Data Release Notes

From BiomarkerKB Wiki
Jump to navigation Jump to search

Versioning Format

The versioning format follows a three-digit structure: X.Y.Z.

  • The first digit (X) changes annually, typically at the start of a new project year.
  • The second digit (Y) increments with each new release.
  • The third digit (Z) is updated for bug fixes or minor changes.

Version 1.0.2

Data Updates

Backend and Infrastructure Updates

  • evidence_source database names now retain their original casing for accuracy and consistency.
  • EDRN identifiers were added to the namespace map.
  • HUGO Gene Nomenclature Committee (HGNC) was added to the cross-reference JSON file.
  • Fixed an issue where evidence_source values without tags were previously dropped; these are now preserved.
  • Added a user-guided spelling correction function to improve data entry quality.
  • The TSV-to-JSON converter now automatically checks for header spelling errors.
  • Introduced _suggest_header_corrections to flag and propose fixes for misspelled headers.
  • Enhanced _stream_tsv with a call to _check_header_spelling to prevent invalid headers from being processed.

Version 1.0.1

Data Updates

  • Added xrefs.tsv to the list of datasets.

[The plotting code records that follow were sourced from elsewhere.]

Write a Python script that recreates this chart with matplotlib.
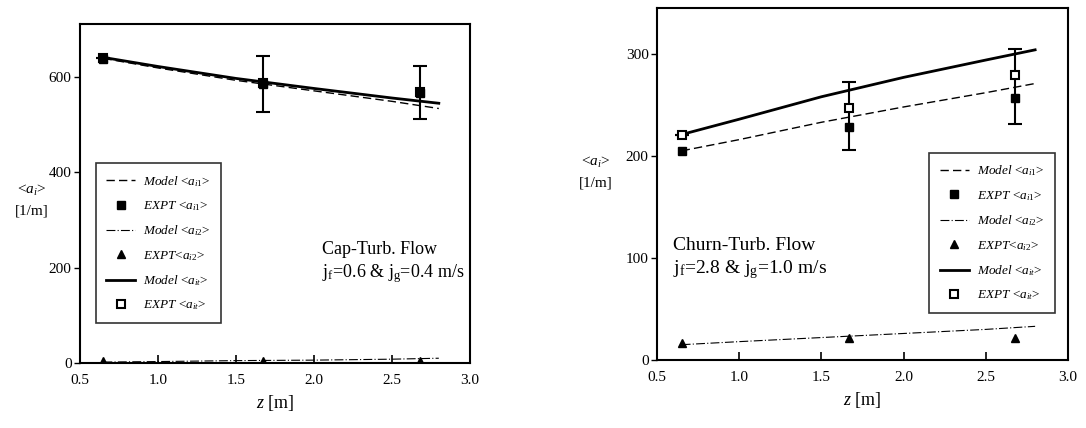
import numpy as np
import matplotlib
matplotlib.use("Agg")
import matplotlib.pyplot as plt
from matplotlib.lines import Line2D

plt.rcParams['font.family'] = ['Liberation Serif', 'DejaVu Serif']
plt.rcParams['mathtext.fontset'] = 'custom'
plt.rcParams['mathtext.rm'] = 'Liberation Serif'
plt.rcParams['mathtext.it'] = 'Liberation Serif:italic'

# measurement ports and model axis
z_expt = [0.65, 1.67, 2.68]
z_model = [0.65, 1.0, 1.5, 2.0, 2.5, 2.8]

# Cap-turbulent flow (jf=0.6, jg=0.4)
cap_model_ai1 = [638, 618, 592, 570, 548, 533]
cap_model_ai2 = [2, 3, 5, 6, 8, 10]
cap_model_ai = [640, 621, 596, 575, 555, 544]
cap_expt_ai1 = [637, 585, 565]
cap_expt_ai2 = [5, 5, 4]
cap_expt_ai = [638, 586, 567]
cap_err_lo = [0, 60, 57]
cap_err_hi = [0, 58, 55]

# Churn-turbulent flow (jf=2.8, jg=1.0)
churn_model_ai1 = [205, 216, 233, 248, 262, 271]
churn_model_ai2 = [15, 18, 22, 26, 30, 33]
churn_model_ai = [221, 236, 258, 277, 294, 304]
churn_expt_ai1 = [205, 228, 257]
churn_expt_ai2 = [17, 22, 22]
churn_expt_ai = [221, 247, 279]
churn_err_lo = [0, 41, 48]
churn_err_hi = [0, 25, 26]

xticks = [0.5, 1.0, 1.5, 2.0, 2.5, 3.0]
xticklabels = ['0.5', '1.0', '1.5', '2.0', '2.5', '3.0']

fig = plt.figure(figsize=(10.86, 4.28), dpi=100)
ax1 = fig.add_axes([80/1086, 65/428, 390/1086, 339/428])
ax2 = fig.add_axes([657/1086, 68/428, 411/1086, 352/428])


def draw(ax, m1, m2, m, e1, e2, e, elo, ehi, ylim, yticks, leg_box, txt, txt_xy, txt_size):
    h1, = ax.plot(z_model, m1, '--', color='k', lw=1.0, dashes=(6, 3))
    h2, = ax.plot(z_expt, e1, 's', color='k', ms=6, zorder=4)
    h3, = ax.plot(z_model, m2, '-.', color='k', lw=0.8, dashes=(8, 2, 1, 2))
    h4, = ax.plot(z_expt, e2, '^', color='k', ms=6, zorder=4)
    h5, = ax.plot(z_model, m, '-', color='k', lw=2.0)
    ax.errorbar(z_expt, e, yerr=[elo, ehi], fmt='s', mfc='white', mec='k', mew=1.5, ms=6,
                ecolor='k', elinewidth=1.5, capsize=5, capthick=2, zorder=3)
    h6 = Line2D([], [], ls='none', marker='s', mfc='white', mec='k', mew=1.5, ms=6)
    labels = [r'$\mathit{Model}$ <$\mathit{a}_{i1}$>', r'$\mathit{EXPT}$ <$\mathit{a}_{i1}$>',
              r'$\mathit{Model}$ <$\mathit{a}_{i2}$>', r'$\mathit{EXPT}$<$\mathit{a}_{i2}$>',
              r'$\mathit{Model}$ <$\mathit{a}_{it}$>', r'$\mathit{EXPT}$ <$\mathit{a}_{it}$>']
    ax.set_xlim(0.5, 3.0)
    ax.set_ylim(*ylim)
    ax.set_xticks(xticks)
    ax.set_xticklabels(xticklabels, fontsize=11)
    ax.set_yticks(yticks)
    ax.set_yticklabels([str(v) for v in yticks], fontsize=11)
    ax.tick_params(axis='x', direction='in', length=6, width=1.2, pad=8)
    ax.tick_params(axis='y', direction='out', length=4, width=1.0, pad=2)
    for s in ax.spines.values():
        s.set_linewidth(1.5)
    ax.set_xlabel(r'$\mathit{z}$ [m]', fontsize=13, labelpad=4)
    leg = ax.legend([h1, h2, h3, h4, h5, h6], labels,
                    loc='lower left', bbox_to_anchor=leg_box, fontsize=9.5,
                    frameon=True, fancybox=False, edgecolor='k',
                    handlelength=2.2, handletextpad=0.6, labelspacing=0.8,
                    borderpad=0.8, borderaxespad=0)
    leg.get_frame().set_linewidth(1.2)
    ax.text(txt_xy[0], txt_xy[1], txt, transform=ax.transAxes, fontsize=txt_size,
            va='top', ha='left', linespacing=1.3)


draw(ax1, cap_model_ai1, cap_model_ai2, cap_model_ai, cap_expt_ai1, cap_expt_ai2,
     cap_expt_ai, cap_err_lo, cap_err_hi, (0, 710), [0, 200, 400, 600],
     (0.04, 0.118), 'Cap-Turb. Flow\nj$_\\mathrm{f}$=0.6 & j$_\\mathrm{g}$=0.4 m/s', (0.62, 0.36), 13)
draw(ax2, churn_model_ai1, churn_model_ai2, churn_model_ai, churn_expt_ai1, churn_expt_ai2,
     churn_expt_ai, churn_err_lo, churn_err_hi, (0, 345), [0, 100, 200, 300],
     (0.662, 0.134), 'Churn-Turb. Flow\nj$_\\mathrm{f}$=2.8 & j$_\\mathrm{g}$=1.0 m/s', (0.04, 0.35), 14)

fig.text(32/1086, 1 - 200/428, r'<$\mathit{a}_i$>' + '\n[1/m]', fontsize=11, ha='center', va='center', linespacing=1.7)
fig.text(596/1086, 1 - 172/428, r'<$\mathit{a}_i$>' + '\n[1/m]', fontsize=11, ha='center', va='center', linespacing=1.7)

fig.savefig('out.png', dpi=100)
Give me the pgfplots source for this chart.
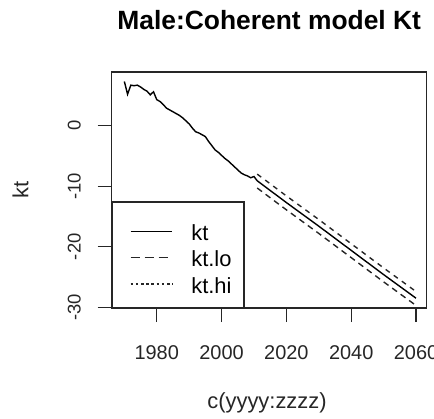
\documentclass[border=0pt]{standalone}
\usepackage{fontspec}
\setmainfont{Liberation Sans}
\usepackage{pgfplots}
\pgfplotsset{compat=1.18}

\begin{document}
\begin{tikzpicture}
% page = 434 x 419 bp, axis box at (111.7,72)-(426.7,308) in image pixels
\useasboundingbox (-111.7bp,-111bp) rectangle (322.3bp,308bp);
\begin{axis}[
    at={(0,0)}, anchor=south west,
    scale only axis, width=315bp, height=236bp,
    xmin=1966.1, xmax=2063.3,
    ymin=-30.12, ymax=8.87,
    axis line style={line width=1.3bp, draw=black!85},
    tick align=outside, major tick length=14bp,
    tick style={line width=1.3bp, draw=black!85},
    xtick pos=bottom, ytick pos=left,
    xtick={1980,2000,2020,2040,2060},
    xticklabels={1980,2000,2020,2040,2060},
    ytick={-30,-20,-10,0},
    yticklabels={-30,-20,-10,0},
    xticklabel style={font=\fontsize{20}{20}\selectfont, anchor=base, text=black!85},
    yticklabel style={font=\fontsize{18.5}{18.5}\selectfont, rotate=90, anchor=base, text=black!85},
    xticklabel shift=37bp,
    yticklabel shift=17bp,
    title={Male:Coherent model Kt},
    title style={at={(0.5,1.155)}, anchor=base, font=\bfseries\fontsize{26.5}{26.5}\selectfont},
    xlabel={c(yyyy:zzzz)},
    xlabel style={at={(0.493,-0.4258)}, anchor=base, font=\fontsize{22}{22}\selectfont, text=black!85},
    ylabel={kt},
    ylabel style={at={(-0.2648,0.5)}, anchor=base, font=\fontsize{22}{22}\selectfont, text=black!85},
    legend style={
      at={(0,0)}, anchor=south west,
      draw=black!85, line width=1.3bp, fill=white,
      inner xsep=0bp, inner ysep=13.1bp,
      font=\fontsize{22}{22}\selectfont,
      row sep=0bp,
      nodes={inner sep=0bp, text height=25.4bp, text depth=1bp},
      /tikz/every odd column/.append style={column sep=18.3bp},
    },
    legend cell align=left,
    legend image code/.code={
      \path[draw=none] (0bp,0bp) -- (60bp,0bp);
      \draw[#1, line width=1.4bp] (18.3bp,-3bp) -- (60bp,-3bp);
    },
]

\addlegendimage{black}
\addlegendentry{\makebox[52.7bp][l]{kt}}
\addlegendimage{black!85, dash pattern=on 9bp off 5bp}
\addlegendentry{\makebox[52.7bp][l]{kt.lo}}
\addlegendimage{black!85, dash pattern=on 2.6bp off 2.6bp}
\addlegendentry{\makebox[52.7bp][l]{kt.hi}}

% kt: fitted index 1970-2010 and central forecast to 2060
\addplot[black, line width=1.4bp, forget plot] coordinates {
    (1970, 7.3) (1971, 5.2) (1972, 6.7) (1973, 6.6) (1974, 6.7)
    (1975, 6.4) (1976, 6.0) (1977, 5.7) (1978, 5.1) (1979, 5.6)
    (1980, 4.3) (1981, 4.0) (1982, 3.5) (1983, 2.9) (1984, 2.6)
    (1985, 2.3) (1986, 2.0) (1987, 1.7) (1988, 1.3) (1989, 0.8)
    (1990, 0.3) (1991, -0.4) (1992, -1.0) (1993, -1.2) (1994, -1.5)
    (1995, -1.8) (1996, -2.6) (1997, -3.3) (1998, -4.0) (1999, -4.4)
    (2000, -4.9) (2001, -5.4) (2002, -5.8) (2003, -6.3) (2004, -6.8)
    (2005, -7.3) (2006, -7.8) (2007, -8.1) (2008, -8.3) (2009, -8.6)
    (2010, -8.4)
    (2011, -9.1) (2020, -12.7) (2030, -16.6) (2040, -20.6)
    (2050, -24.6) (2060, -28.5)
};

% kt.lo
\addplot[black!85, line width=1.4bp, dash pattern=on 6bp off 4.5bp, forget plot] coordinates {
    (2011, -10.3) (2020, -13.9) (2030, -17.8) (2040, -21.8)
    (2050, -25.8) (2060, -29.7)
};

% kt.hi
\addplot[black!85, line width=1.4bp, dash pattern=on 5bp off 5bp, forget plot] coordinates {
    (2011, -8.0) (2020, -11.6) (2030, -15.5) (2040, -19.5)
    (2050, -23.5) (2060, -27.4)
};

\end{axis}
\end{tikzpicture}
\end{document}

Backend & Infrastructure Updates

  • Fixed ID formatting issues in NCBI and UniProt references within oncomx.tsv, removing erroneous spaces (e.g., NCBI: 3288 NCBI:3288) and extraneous text (e.g., "(composition)"). Affected biomarkers included AN6295-1, AN6756-1, AN6728-1, and others.
  • Merged assessed entity type synonyms.

Version 1.0.0

  • BiomarkerKB data portal available with OncoMX, OpenTargets, MarkerDB, ClinVar, PubMed Central Biomarker Gene Set Curation, MW, UniProtKB, GWAS, CIViC biomarker data.